■ TO DO: Take the lines beginning with the one that contains "Recreate this image" and ending with the one that contains "import pandas as pd", and set them down exactly. Omit all pictures.

■ SUPPLIED INFORMATION:

* * * *

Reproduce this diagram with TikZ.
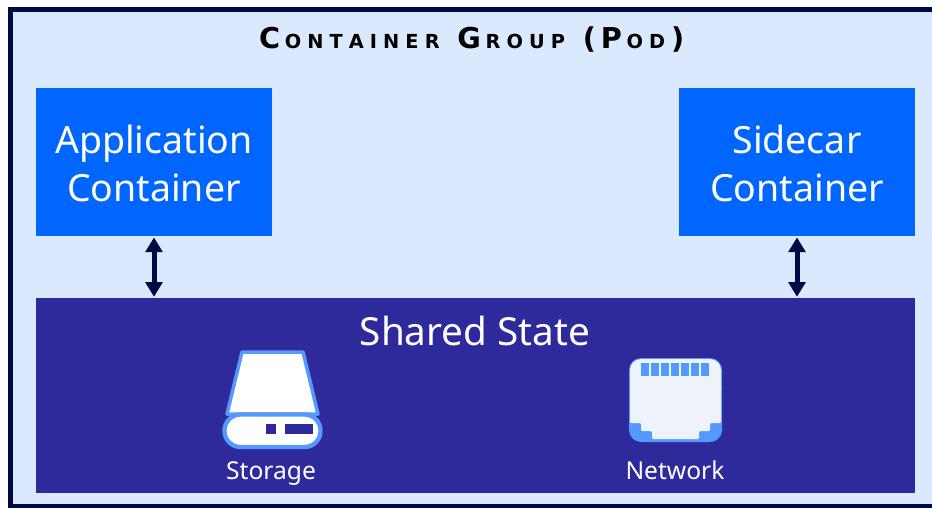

* * * *

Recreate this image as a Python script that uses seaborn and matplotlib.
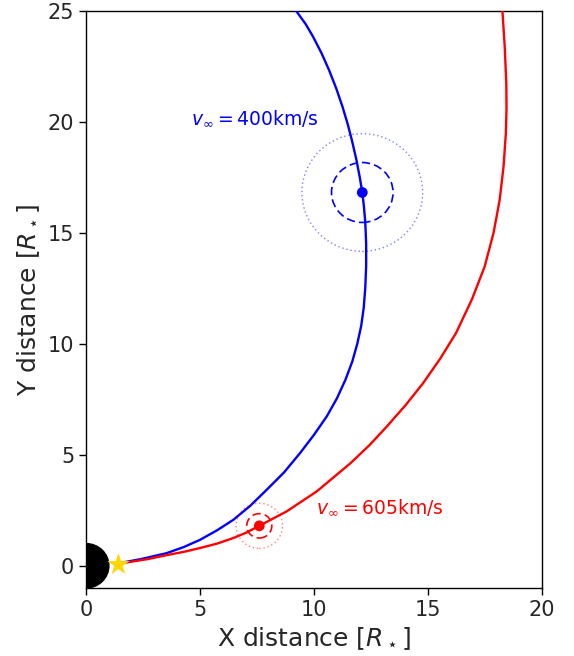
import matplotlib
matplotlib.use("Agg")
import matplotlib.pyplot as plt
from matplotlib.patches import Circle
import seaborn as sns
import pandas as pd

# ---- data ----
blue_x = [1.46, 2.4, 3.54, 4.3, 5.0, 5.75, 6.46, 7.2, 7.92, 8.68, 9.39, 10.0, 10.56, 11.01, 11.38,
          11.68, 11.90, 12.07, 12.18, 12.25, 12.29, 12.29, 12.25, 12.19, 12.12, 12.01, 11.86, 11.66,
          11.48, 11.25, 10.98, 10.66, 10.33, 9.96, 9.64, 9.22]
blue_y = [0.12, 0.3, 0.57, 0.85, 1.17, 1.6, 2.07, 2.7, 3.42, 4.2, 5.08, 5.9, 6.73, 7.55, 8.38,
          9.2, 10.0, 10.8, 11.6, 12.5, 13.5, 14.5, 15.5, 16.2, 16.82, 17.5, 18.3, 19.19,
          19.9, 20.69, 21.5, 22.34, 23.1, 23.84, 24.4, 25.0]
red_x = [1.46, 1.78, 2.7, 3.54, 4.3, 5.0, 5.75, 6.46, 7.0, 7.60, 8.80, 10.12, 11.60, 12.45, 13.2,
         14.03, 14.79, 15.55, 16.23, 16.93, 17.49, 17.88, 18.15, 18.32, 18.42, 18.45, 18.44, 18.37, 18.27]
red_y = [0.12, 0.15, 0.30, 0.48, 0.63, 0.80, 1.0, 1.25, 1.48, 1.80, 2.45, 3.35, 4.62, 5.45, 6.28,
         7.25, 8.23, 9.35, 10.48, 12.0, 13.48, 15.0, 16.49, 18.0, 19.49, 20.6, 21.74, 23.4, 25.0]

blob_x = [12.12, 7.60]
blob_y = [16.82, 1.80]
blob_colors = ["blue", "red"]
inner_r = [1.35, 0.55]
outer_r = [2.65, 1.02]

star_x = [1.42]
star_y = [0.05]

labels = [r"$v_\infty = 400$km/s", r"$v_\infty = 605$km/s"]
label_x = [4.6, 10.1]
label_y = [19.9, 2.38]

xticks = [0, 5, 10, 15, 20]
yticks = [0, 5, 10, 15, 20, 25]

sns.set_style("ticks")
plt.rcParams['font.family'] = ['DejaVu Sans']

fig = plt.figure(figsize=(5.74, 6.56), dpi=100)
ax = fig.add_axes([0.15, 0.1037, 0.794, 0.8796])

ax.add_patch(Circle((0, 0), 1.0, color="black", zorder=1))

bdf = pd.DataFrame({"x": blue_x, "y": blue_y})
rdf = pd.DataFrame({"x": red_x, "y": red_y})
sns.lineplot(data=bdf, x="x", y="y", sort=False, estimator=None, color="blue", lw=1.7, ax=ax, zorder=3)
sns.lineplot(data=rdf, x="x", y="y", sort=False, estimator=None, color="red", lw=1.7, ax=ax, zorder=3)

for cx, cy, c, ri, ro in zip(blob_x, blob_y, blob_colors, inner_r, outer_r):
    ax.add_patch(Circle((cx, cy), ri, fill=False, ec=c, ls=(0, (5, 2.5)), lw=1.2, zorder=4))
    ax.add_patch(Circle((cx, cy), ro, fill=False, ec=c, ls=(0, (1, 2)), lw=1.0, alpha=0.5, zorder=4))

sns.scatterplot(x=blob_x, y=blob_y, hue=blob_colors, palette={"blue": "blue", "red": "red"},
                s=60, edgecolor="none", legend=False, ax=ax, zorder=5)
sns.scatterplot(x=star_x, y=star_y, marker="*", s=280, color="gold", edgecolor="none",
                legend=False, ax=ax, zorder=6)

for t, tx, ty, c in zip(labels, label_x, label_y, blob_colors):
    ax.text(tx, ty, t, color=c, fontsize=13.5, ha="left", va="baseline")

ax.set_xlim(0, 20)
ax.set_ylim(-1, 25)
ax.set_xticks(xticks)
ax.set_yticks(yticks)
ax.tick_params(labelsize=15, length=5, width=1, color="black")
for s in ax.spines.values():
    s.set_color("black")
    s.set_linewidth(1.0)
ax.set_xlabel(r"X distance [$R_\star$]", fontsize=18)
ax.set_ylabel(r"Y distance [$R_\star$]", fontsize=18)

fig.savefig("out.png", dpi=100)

* * * *

■ RESPONSE:
Recreate this image as a Python script that uses seaborn and matplotlib.
import matplotlib
matplotlib.use("Agg")
import matplotlib.pyplot as plt
from matplotlib.patches import Circle
import seaborn as sns
import pandas as pd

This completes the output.